Exercise goal: Set the listing down again in full, word for word, with the pictures left out.
begin
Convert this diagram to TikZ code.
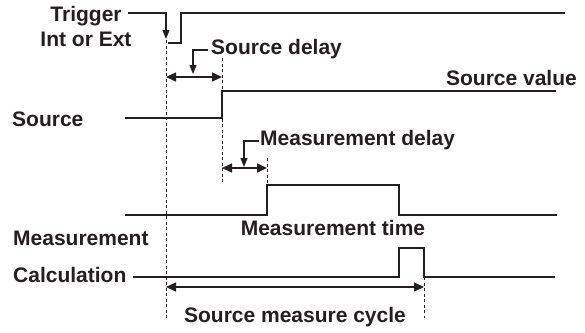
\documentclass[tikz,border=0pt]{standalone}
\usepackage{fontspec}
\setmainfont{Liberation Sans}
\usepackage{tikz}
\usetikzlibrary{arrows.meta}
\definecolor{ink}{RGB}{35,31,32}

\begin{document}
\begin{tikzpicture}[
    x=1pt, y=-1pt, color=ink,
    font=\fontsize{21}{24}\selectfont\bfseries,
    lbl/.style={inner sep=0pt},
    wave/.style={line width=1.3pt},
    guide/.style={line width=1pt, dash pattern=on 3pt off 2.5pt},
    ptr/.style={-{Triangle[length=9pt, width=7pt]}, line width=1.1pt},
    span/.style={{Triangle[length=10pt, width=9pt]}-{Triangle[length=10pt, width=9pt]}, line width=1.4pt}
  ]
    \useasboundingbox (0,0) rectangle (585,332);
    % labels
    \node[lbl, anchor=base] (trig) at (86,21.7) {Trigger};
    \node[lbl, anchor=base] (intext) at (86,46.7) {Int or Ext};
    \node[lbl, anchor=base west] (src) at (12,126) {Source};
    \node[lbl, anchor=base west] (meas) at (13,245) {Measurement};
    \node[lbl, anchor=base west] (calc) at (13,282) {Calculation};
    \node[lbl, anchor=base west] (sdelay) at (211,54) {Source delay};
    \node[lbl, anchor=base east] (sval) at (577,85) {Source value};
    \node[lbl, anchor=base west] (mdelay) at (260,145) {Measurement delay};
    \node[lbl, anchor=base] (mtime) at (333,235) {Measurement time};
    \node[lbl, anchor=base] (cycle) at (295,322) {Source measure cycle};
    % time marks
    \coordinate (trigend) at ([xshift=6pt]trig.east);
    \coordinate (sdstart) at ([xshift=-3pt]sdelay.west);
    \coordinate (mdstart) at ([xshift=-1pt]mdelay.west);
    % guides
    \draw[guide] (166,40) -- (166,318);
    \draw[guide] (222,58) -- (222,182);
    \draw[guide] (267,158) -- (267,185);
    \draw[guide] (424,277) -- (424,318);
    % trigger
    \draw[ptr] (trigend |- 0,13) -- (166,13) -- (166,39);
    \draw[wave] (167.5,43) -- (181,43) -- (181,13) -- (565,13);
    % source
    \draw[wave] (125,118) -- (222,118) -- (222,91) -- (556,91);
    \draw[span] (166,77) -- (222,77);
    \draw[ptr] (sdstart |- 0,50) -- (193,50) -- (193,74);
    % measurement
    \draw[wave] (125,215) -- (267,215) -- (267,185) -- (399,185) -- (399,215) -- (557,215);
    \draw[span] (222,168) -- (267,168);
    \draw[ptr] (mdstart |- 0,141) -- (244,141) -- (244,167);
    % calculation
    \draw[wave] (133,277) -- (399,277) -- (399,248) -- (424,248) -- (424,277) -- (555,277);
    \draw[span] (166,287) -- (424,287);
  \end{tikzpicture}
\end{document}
end
Exercise answer:
Convert this diagram to TikZ code.
\documentclass[tikz,border=0pt]{standalone}
\usepackage{fontspec}
\setmainfont{Liberation Sans}
\usepackage{tikz}
\usetikzlibrary{arrows.meta}
\definecolor{ink}{RGB}{35,31,32}

\begin{document}
\begin{tikzpicture}[
    x=1pt, y=-1pt, color=ink,
    font=\fontsize{21}{24}\selectfont\bfseries,
    lbl/.style={inner sep=0pt},
    wave/.style={line width=1.3pt},
    guide/.style={line width=1pt, dash pattern=on 3pt off 2.5pt},
    ptr/.style={-{Triangle[length=9pt, width=7pt]}, line width=1.1pt},
    span/.style={{Triangle[length=10pt, width=9pt]}-{Triangle[length=10pt, width=9pt]}, line width=1.4pt}
  ]
    \useasboundingbox (0,0) rectangle (585,332);
    % labels
    \node[lbl, anchor=base] (trig) at (86,21.7) {Trigger};
    \node[lbl, anchor=base] (intext) at (86,46.7) {Int or Ext};
    \node[lbl, anchor=base west] (src) at (12,126) {Source};
    \node[lbl, anchor=base west] (meas) at (13,245) {Measurement};
    \node[lbl, anchor=base west] (calc) at (13,282) {Calculation};
    \node[lbl, anchor=base west] (sdelay) at (211,54) {Source delay};
    \node[lbl, anchor=base east] (sval) at (577,85) {Source value};
    \node[lbl, anchor=base west] (mdelay) at (260,145) {Measurement delay};
    \node[lbl, anchor=base] (mtime) at (333,235) {Measurement time};
    \node[lbl, anchor=base] (cycle) at (295,322) {Source measure cycle};
    % time marks
    \coordinate (trigend) at ([xshift=6pt]trig.east);
    \coordinate (sdstart) at ([xshift=-3pt]sdelay.west);
    \coordinate (mdstart) at ([xshift=-1pt]mdelay.west);
    % guides
    \draw[guide] (166,40) -- (166,318);
    \draw[guide] (222,58) -- (222,182);
    \draw[guide] (267,158) -- (267,185);
    \draw[guide] (424,277) -- (424,318);
    % trigger
    \draw[ptr] (trigend |- 0,13) -- (166,13) -- (166,39);
    \draw[wave] (167.5,43) -- (181,43) -- (181,13) -- (565,13);
    % source
    \draw[wave] (125,118) -- (222,118) -- (222,91) -- (556,91);
    \draw[span] (166,77) -- (222,77);
    \draw[ptr] (sdstart |- 0,50) -- (193,50) -- (193,74);
    % measurement
    \draw[wave] (125,215) -- (267,215) -- (267,185) -- (399,185) -- (399,215) -- (557,215);
    \draw[span] (222,168) -- (267,168);
    \draw[ptr] (mdstart |- 0,141) -- (244,141) -- (244,167);
    % calculation
    \draw[wave] (133,277) -- (399,277) -- (399,248) -- (424,248) -- (424,277) -- (555,277);
    \draw[span] (166,287) -- (424,287);
  \end{tikzpicture}
\end{document}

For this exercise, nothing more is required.